Requirement ▸ Leave out every picture, then output exactly the lines between the ones holding "Rebuild this chart" and "plt.rcParams['font.family'] = ['Liberation", inclusive, and nothing beyond them.

Provided data ▸
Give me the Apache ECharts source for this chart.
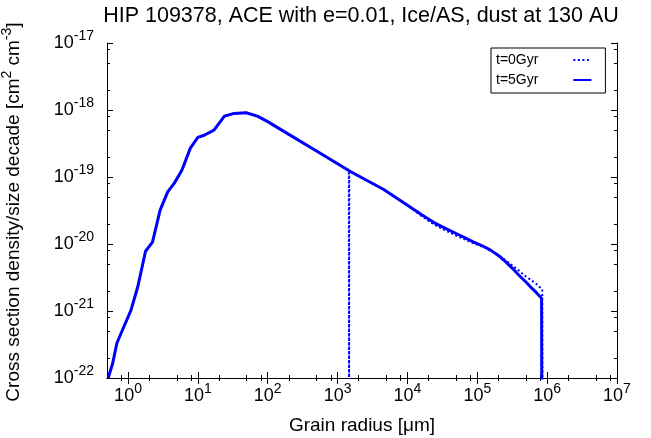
---
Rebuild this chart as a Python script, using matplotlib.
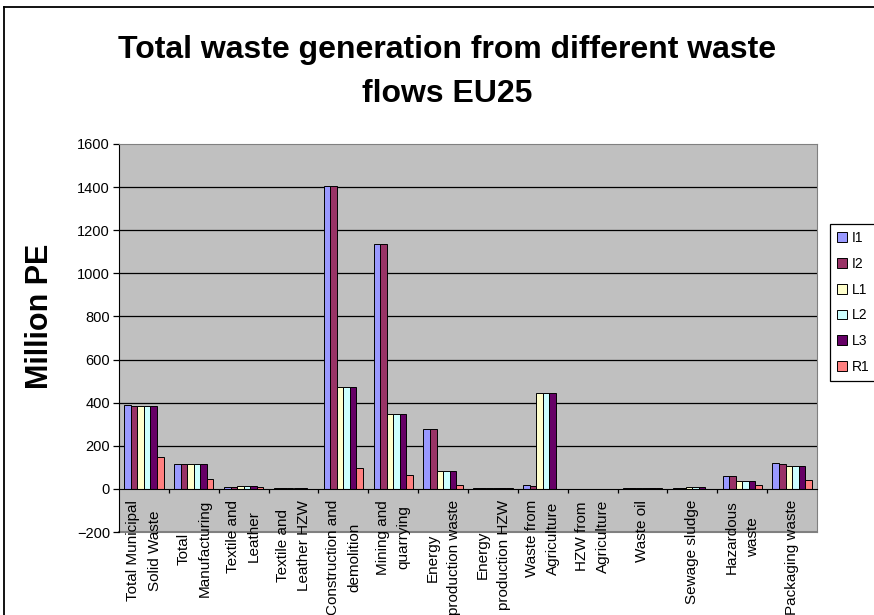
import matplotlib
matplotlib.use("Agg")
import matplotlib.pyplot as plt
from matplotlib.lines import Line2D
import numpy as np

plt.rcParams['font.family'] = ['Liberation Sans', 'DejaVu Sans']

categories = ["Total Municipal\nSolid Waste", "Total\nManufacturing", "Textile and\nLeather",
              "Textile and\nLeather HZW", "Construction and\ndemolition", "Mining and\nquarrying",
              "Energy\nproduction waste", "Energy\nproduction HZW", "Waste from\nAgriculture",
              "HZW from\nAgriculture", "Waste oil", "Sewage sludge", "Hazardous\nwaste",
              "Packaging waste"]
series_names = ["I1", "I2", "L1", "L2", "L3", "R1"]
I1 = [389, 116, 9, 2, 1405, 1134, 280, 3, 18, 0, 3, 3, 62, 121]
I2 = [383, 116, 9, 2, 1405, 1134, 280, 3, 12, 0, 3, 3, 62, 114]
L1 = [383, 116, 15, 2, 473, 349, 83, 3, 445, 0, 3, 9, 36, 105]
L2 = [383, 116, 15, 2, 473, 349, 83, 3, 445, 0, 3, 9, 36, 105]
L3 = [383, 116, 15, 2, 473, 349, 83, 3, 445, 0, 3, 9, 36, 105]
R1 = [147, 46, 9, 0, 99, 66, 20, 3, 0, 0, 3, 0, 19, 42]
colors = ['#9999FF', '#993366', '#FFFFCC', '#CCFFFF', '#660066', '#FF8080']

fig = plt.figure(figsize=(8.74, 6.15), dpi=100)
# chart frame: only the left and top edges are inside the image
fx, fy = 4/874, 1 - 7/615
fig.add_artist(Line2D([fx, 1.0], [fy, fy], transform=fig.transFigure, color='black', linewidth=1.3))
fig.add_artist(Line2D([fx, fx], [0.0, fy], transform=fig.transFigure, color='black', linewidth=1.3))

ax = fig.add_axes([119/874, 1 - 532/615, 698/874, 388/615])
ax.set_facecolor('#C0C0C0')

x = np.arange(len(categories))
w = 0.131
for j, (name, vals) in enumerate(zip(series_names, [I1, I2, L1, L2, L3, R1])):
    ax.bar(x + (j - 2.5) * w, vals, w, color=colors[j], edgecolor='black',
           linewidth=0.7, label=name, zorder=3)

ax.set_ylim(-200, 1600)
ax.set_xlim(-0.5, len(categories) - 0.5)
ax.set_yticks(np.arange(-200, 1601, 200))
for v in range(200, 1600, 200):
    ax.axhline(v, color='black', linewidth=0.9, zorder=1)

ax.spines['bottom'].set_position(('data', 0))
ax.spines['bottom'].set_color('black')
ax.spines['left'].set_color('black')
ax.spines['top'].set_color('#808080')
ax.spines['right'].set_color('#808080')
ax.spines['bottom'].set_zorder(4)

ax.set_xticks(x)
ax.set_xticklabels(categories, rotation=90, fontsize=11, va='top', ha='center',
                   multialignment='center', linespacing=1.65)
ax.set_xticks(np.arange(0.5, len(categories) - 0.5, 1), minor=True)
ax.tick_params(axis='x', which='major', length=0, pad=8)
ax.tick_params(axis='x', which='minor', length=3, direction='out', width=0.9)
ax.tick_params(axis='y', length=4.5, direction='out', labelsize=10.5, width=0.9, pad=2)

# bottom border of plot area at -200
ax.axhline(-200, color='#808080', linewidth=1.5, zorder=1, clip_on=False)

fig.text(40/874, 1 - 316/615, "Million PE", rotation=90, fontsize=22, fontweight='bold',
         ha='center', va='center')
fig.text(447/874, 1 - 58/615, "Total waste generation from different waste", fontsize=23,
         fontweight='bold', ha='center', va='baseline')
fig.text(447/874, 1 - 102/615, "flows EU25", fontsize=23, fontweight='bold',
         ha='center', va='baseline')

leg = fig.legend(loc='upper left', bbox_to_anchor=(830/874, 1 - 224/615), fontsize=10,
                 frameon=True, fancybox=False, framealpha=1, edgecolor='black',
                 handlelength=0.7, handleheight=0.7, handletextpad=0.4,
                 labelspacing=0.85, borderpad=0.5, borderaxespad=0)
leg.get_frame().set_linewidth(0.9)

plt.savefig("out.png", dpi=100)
---
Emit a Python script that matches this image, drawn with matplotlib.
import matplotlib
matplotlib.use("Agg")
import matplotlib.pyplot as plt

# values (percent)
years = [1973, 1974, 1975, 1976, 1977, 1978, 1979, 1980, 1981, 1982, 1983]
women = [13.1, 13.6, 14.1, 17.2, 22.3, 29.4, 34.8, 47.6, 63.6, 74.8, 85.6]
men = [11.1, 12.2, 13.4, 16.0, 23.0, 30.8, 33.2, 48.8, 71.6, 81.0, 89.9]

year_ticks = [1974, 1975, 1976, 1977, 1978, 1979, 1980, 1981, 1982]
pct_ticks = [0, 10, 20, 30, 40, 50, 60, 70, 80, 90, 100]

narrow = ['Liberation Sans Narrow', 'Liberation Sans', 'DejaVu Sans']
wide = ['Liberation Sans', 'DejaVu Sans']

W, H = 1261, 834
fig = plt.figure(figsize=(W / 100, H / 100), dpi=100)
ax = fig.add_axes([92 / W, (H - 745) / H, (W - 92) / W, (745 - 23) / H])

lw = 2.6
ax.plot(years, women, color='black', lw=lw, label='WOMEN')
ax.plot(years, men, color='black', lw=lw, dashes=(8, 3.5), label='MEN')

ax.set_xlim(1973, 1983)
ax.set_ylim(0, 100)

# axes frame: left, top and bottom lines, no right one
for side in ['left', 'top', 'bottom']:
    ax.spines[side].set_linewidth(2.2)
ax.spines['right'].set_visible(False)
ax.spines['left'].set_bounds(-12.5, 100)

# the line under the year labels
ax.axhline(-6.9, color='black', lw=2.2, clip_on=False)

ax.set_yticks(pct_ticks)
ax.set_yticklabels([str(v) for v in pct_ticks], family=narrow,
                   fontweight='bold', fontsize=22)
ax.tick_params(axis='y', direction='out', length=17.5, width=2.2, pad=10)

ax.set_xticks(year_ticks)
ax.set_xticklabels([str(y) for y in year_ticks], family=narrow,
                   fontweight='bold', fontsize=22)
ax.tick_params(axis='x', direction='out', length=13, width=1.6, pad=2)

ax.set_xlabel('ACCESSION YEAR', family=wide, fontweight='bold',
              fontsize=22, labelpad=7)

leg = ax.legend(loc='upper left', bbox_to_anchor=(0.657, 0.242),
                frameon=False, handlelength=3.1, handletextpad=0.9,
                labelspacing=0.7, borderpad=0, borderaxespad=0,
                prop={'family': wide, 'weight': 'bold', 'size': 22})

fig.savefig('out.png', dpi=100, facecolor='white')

Full response ▸
Rebuild this chart as a Python script, using matplotlib.
import matplotlib
matplotlib.use("Agg")
import matplotlib.pyplot as plt
from matplotlib.lines import Line2D
import numpy as np

plt.rcParams['font.family'] = ['Liberation Sans', 'DejaVu Sans']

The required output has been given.